Saturday, 5 January 2013

Starting 2013, looking back at 2012

The story has it that Tsar Nicholas I once proudly proclaimed that Russia had two generals in which she could confide, Generals Janvier and Février.

Well, maybe. But this year, the English equivalent ‘Janvier’ is proving far too feeble to put up a fight on Nicholas’s behalf. Well, not unless he could persuade his enemies to stick to the North of the country and kept them out of doors, where they might get drowned.

Not that I’m complaining, mind. If I have to put up with the general dreariness of winter with its painfully short days and, in the wettest English year on record, the tiresome rain, I’d rather it was at 10 Centigrade than -10, any day of the week. Any year of the millennium.

The Russians will just have to make other arrangements to defend their territory.


We had our first badminton coaching session of 2013 today. We love the coach, who’s well into her seventies, with a level of fitness that would be enviable in someone twenty years younger, breathtaking in someone her age.

Like most sports coaches, she has a salty way of expressing herself.

‘Well, if you thought the shot was going out, why didn’t you call it out?’

‘You’d get to those shots a lot better if you didn’t superglue your right foot to the floor.’

‘If you think you’re supposed to play shots off the frame, why do you think they bother to string rackets at all?’

I suggested to one of the other players that she’d missed her calling in life, in diplomacy.

‘British Ambassador to Argentina perhaps?’ he suggested.

‘A perfect appointment. I can just see her saying to them: “You what? You wanted which islands from us? And you want them when?”’

Though, thinking about the advice she offered me repeatedly this morning, what she would probably be saying to Cristina Fernández de Kirchner would be ‘you need to get to your shot early. Otherwise your opponent will smash you straight back and you won’t know what hit you.’ Be warned Mrs Kirchner: that’s what happened last time.



Listening to a couple of 2012 retrospectives, I particularly enjoyed some remarks about the US elections.

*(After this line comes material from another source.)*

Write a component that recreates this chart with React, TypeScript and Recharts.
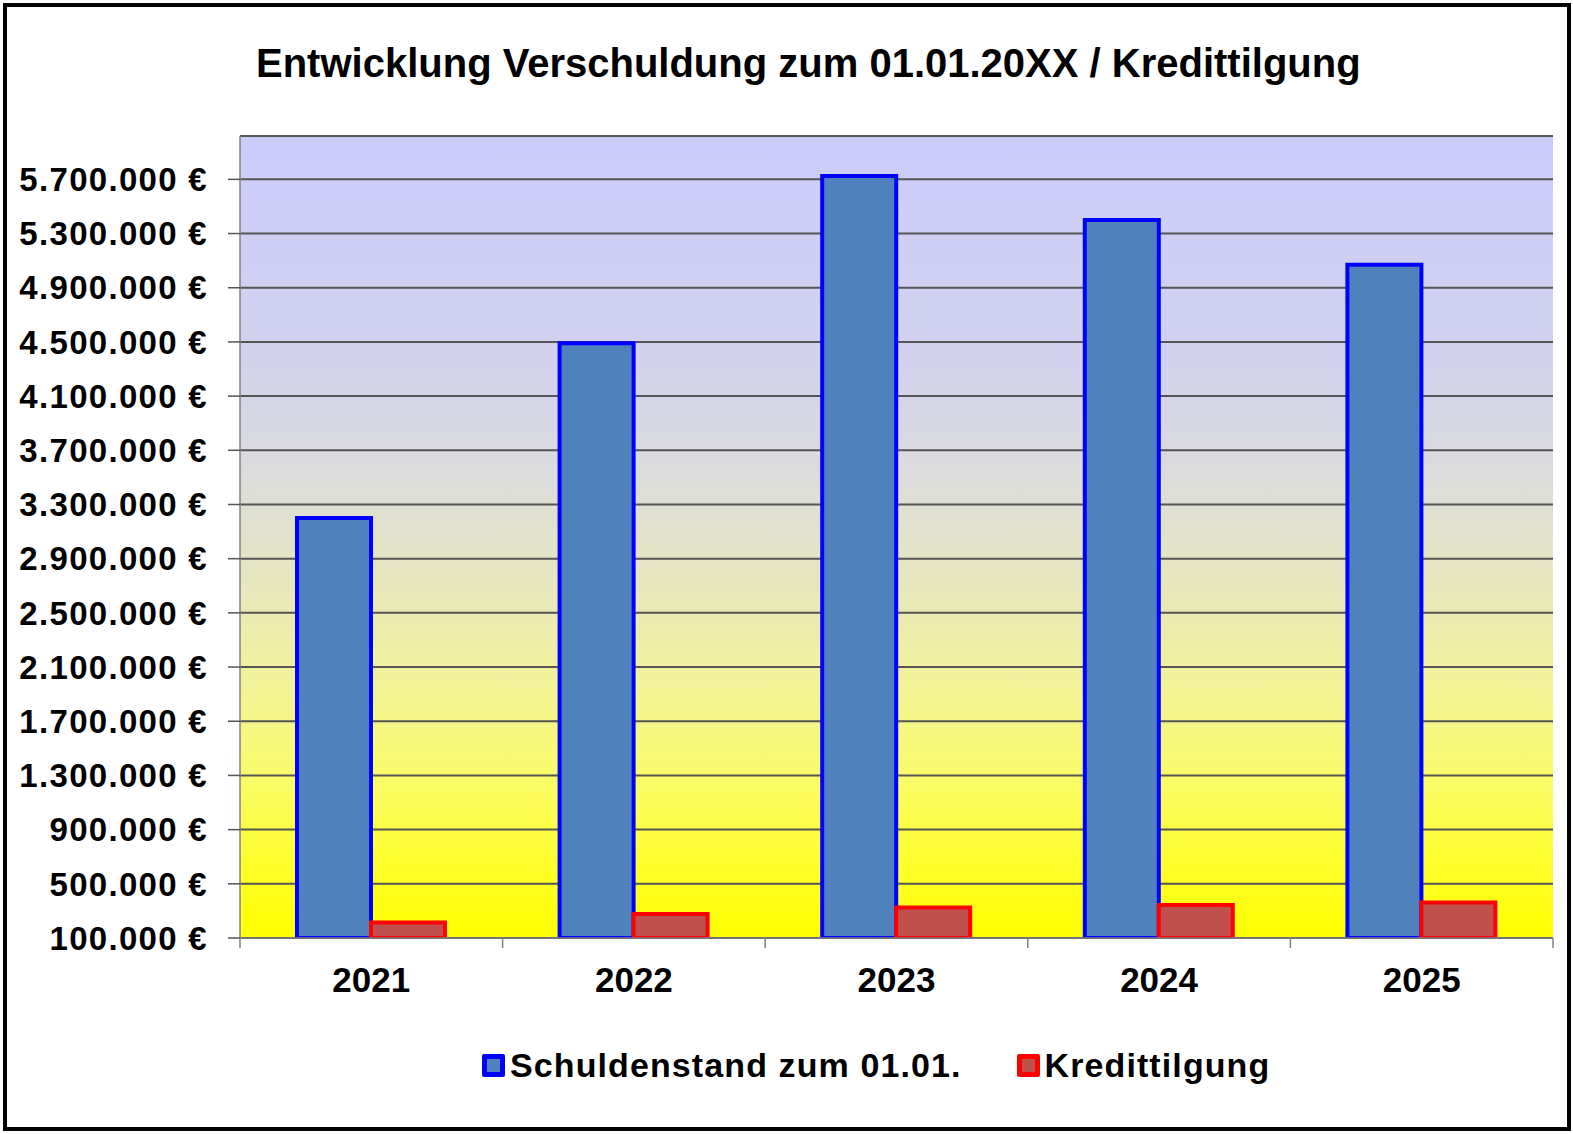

‘There were moments in 2012 that made you proud to be British,’ said one commentator. I was already bracing myself for more self-congratulation about the Olympics, but instead he surprised me. ‘Like when Mitt Romney became a candidate for President.’



Great value at $18
A statistician pointed out that the US elections had cost an average of $18 per head of the US population. By contrast, the 2010 General Election in Britain cost only 50p a head. But I’m not a cheapskate: I’d be more than willing to fork out another ten or eleven quid to take me up to the US level if we could get rid of that dismal waste of space Cameron, and replace him with someone more like Obama.


Bad buy at 50p
Come to think of it, I still have some US dollars in my wallet. Where could I send them in the States so that we can get the Tea Party out of Congress and get things moving over there too?

2 comments:

Anonymous said...

Your badminton coach sounds darling! Will not say much about the political climate. I am told Obama is a smart man. Let's continue to watch and see what he does with this difficult situation. Happy New Year!

David Beeson said...

Many thanks Aries!

Very fond of the badminton coach. Rather like Obama too, though. Still, you're right. Let's wait and see what he delivers. And let's all have a happy year, I hope, as we do so.